SNAPP Partnership
Learn MoreThe Science for Nature and People Partnership (SNAPP) was launched in 2013 to solve a problem: if The Nature Conservancy and other organizations were going to persuade people – businesses and governments especially – to make big investments in nature to improve human well-being, it needed to provide hard data on what the return on those investments would or wouldn’t be.
But delivering that kind of science and evidence is an expensive, complex challenge and one no organization could accomplish alone – The Nature Conservancy certainly couldn’t afford to keep that much science, policy and data management expertise on staff.
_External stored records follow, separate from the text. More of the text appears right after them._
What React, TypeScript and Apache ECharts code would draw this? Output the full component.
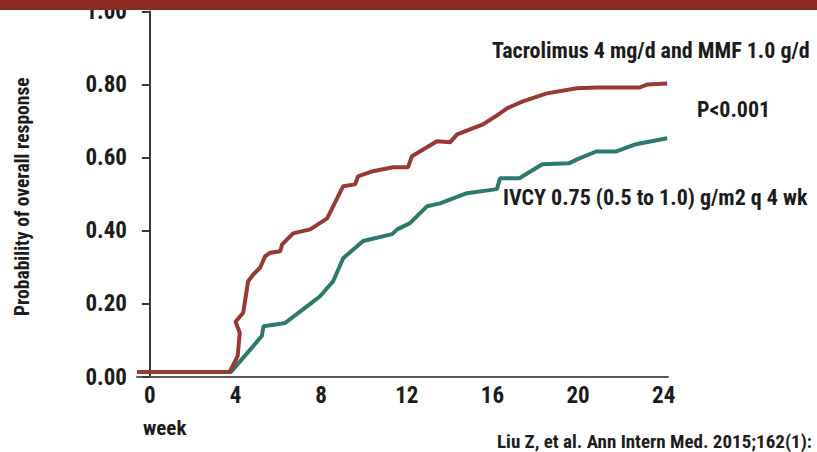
import React, { useEffect, useRef } from "react";
import * as echarts from "echarts";

const weekTicks = [0, 4, 8, 12, 16, 20, 24];
const tacWeeks = [-0.6, 3.73, 4.1, 4.2, 4.0, 4.36, 4.59, 4.84, 5.15, 5.38, 5.62, 6.09, 6.18, 6.69, 7.49, 8.28, 9.03, 9.59, 9.72, 10.42, 11.36, 12.06, 12.24, 13.41, 14.02, 14.35, 15.56, 16.35, 16.68, 17.42, 18.54, 19.94, 20.87, 22.88, 23.21, 24.16];
const tacValues = [0.014, 0.014, 0.057, 0.121, 0.151, 0.176, 0.262, 0.281, 0.299, 0.33, 0.34, 0.344, 0.363, 0.393, 0.404, 0.434, 0.522, 0.527, 0.549, 0.563, 0.574, 0.574, 0.604, 0.645, 0.642, 0.664, 0.691, 0.721, 0.735, 0.754, 0.776, 0.79, 0.792, 0.792, 0.8, 0.803];
const ivcyWeeks = [-0.6, 3.79, 5.23, 5.31, 6.32, 6.86, 7.49, 7.95, 8.56, 9.03, 9.96, 11.32, 11.55, 12.15, 12.94, 13.55, 14.81, 16.21, 16.35, 17.26, 18.33, 19.59, 20.06, 20.85, 21.78, 22.71, 24.16];
const ivcyValues = [0.014, 0.014, 0.112, 0.139, 0.148, 0.172, 0.2, 0.221, 0.262, 0.325, 0.372, 0.391, 0.404, 0.421, 0.467, 0.475, 0.503, 0.514, 0.544, 0.544, 0.582, 0.585, 0.598, 0.617, 0.617, 0.637, 0.653];

const FONT = "'Roboto Condensed', 'Open Sans Condensed', sans-serif";
const RED = "#983a33";
const GREEN = "#2c7a6c";
const INK = "#1c1c1c";

export default function App() {
  const ref = useRef<HTMLDivElement>(null);
  useEffect(() => {
    if (!ref.current) return;
    const chart = echarts.init(ref.current, undefined, { renderer: "svg" });
    const txt = (text: string, x: number, y: number, fontSize: number) => ({
      type: "text",
      x,
      y,
      style: { text, fontFamily: FONT, fontWeight: "bold", fontSize, fill: INK, verticalAlign: "middle" },
    });
    chart.setOption({
      animation: false,
      backgroundColor: "#ffffff",
      grid: { left: 137, top: 10, right: 149, bottom: 75, containLabel: false },
      xAxis: {
        type: "value",
        min: -0.6,
        max: 24.2,
        splitLine: { show: false },
        axisLine: { show: true, onZero: false, lineStyle: { color: "#5a5a5a", width: 2 } },
        axisTick: { show: false },
        axisLabel: {
          customValues: weekTicks,
          margin: 7,
          fontFamily: FONT,
          fontWeight: "bold",
          fontSize: 23,
          color: INK,
        },
      },
      yAxis: {
        type: "value",
        min: 0,
        max: 1,
        interval: 0.2,
        name: "Probability of overall response",
        nameLocation: "middle",
        nameRotate: 90,
        nameGap: 105,
        nameTextStyle: { fontFamily: FONT, fontWeight: "bold", fontSize: 19.5, color: INK, padding: [0, 5, 0, 0] },
        splitLine: { show: false },
        axisLine: { show: true, lineStyle: { color: "#3a3a3a", width: 2 } },
        axisTick: { show: true, length: 8, inside: false, lineStyle: { color: "#3a3a3a", width: 2 } },
        axisLabel: {
          margin: 10,
          formatter: (v: number) => v.toFixed(2),
          fontFamily: FONT,
          fontWeight: "bold",
          fontSize: 23,
          color: INK,
        },
      },
      series: [
        {
          name: "Tacrolimus 4 mg/d and MMF 1.0 g/d",
          type: "line",
          showSymbol: false,
          data: tacWeeks.map((w, i) => [w, tacValues[i]]),
          lineStyle: { color: RED, width: 4 },
          itemStyle: { color: RED },
          z: 3,
        },
        {
          name: "IVCY 0.75 (0.5 to 1.0) g/m2 q 4 wk",
          type: "line",
          showSymbol: false,
          data: ivcyWeeks.map((w, i) => [w, ivcyValues[i]]),
          lineStyle: { color: GREEN, width: 4 },
          itemStyle: { color: GREEN },
          z: 2,
        },
      ],
      graphic: [
        { type: "rect", z: 100, shape: { x: 0, y: 0, width: 817, height: 10 }, style: { fill: "#8c2c25" } },
        txt("Tacrolimus 4 mg/d and MMF 1.0 g/d", 492, 50, 22),
        txt("P<0.001", 697, 109, 22),
        txt("IVCY 0.75 (0.5 to 1.0) g/m2 q 4 wk", 503, 197, 22),
        txt("week", 143, 428, 21),
        txt("Liu Z, et al. Ann Intern Med. 2015;162(1):", 497, 441, 19),
      ],
    });
    return () => chart.dispose();
  }, []);
  return <div ref={ref} style={{ position: "fixed", left: 0, top: 0, width: 817, height: 452 }} />;
}
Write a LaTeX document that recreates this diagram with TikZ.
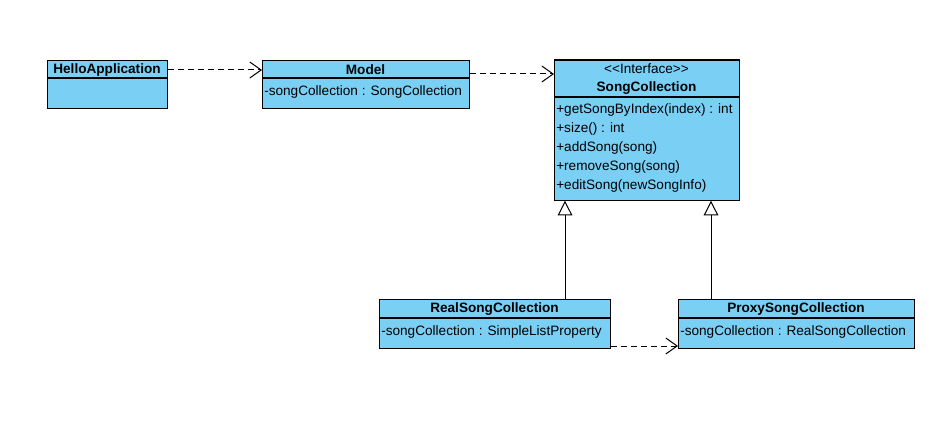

Enter SNAPP, a first-of-its-kind scientific joint venture between The Nature Conservancy, The Wildlife Conservation Society, and the University of California at Santa Barbara’s National Center for Ecological Analysis and Synthesis. WCS and TNC continue to grow the partnership and its contributions.
Since inception, SNAPP has engaged hundreds of institutions and thousands of experts from around the globe through teams of scientists and stakeholders.
SNAPP selects multidisciplinary teams through a rigorous proposal process, and then provides them with funding to cover neutral meeting spaces, travel, analytical, communications and facilitation support. Dedicated postdocs and research assistants may also be hired. These tangible incentives are the “enabling conditions” that allow a team of experts from a diversity of disciplines to convene around a specific global challenge at the intersection of conservation and human well-being. Teams include academic experts, government representatives, private entities and practitioners from conservation, humanitarian, sustainable development, cultural, and spiritual organizations. These teams rapidly synthesize existing knowledge about a problem, and deliver evidence-based, scalable solutions
SNAPP teams work to find solutions to the critical challenges of climate resilience, food and freshwater, ocean sustainability, and social innovations.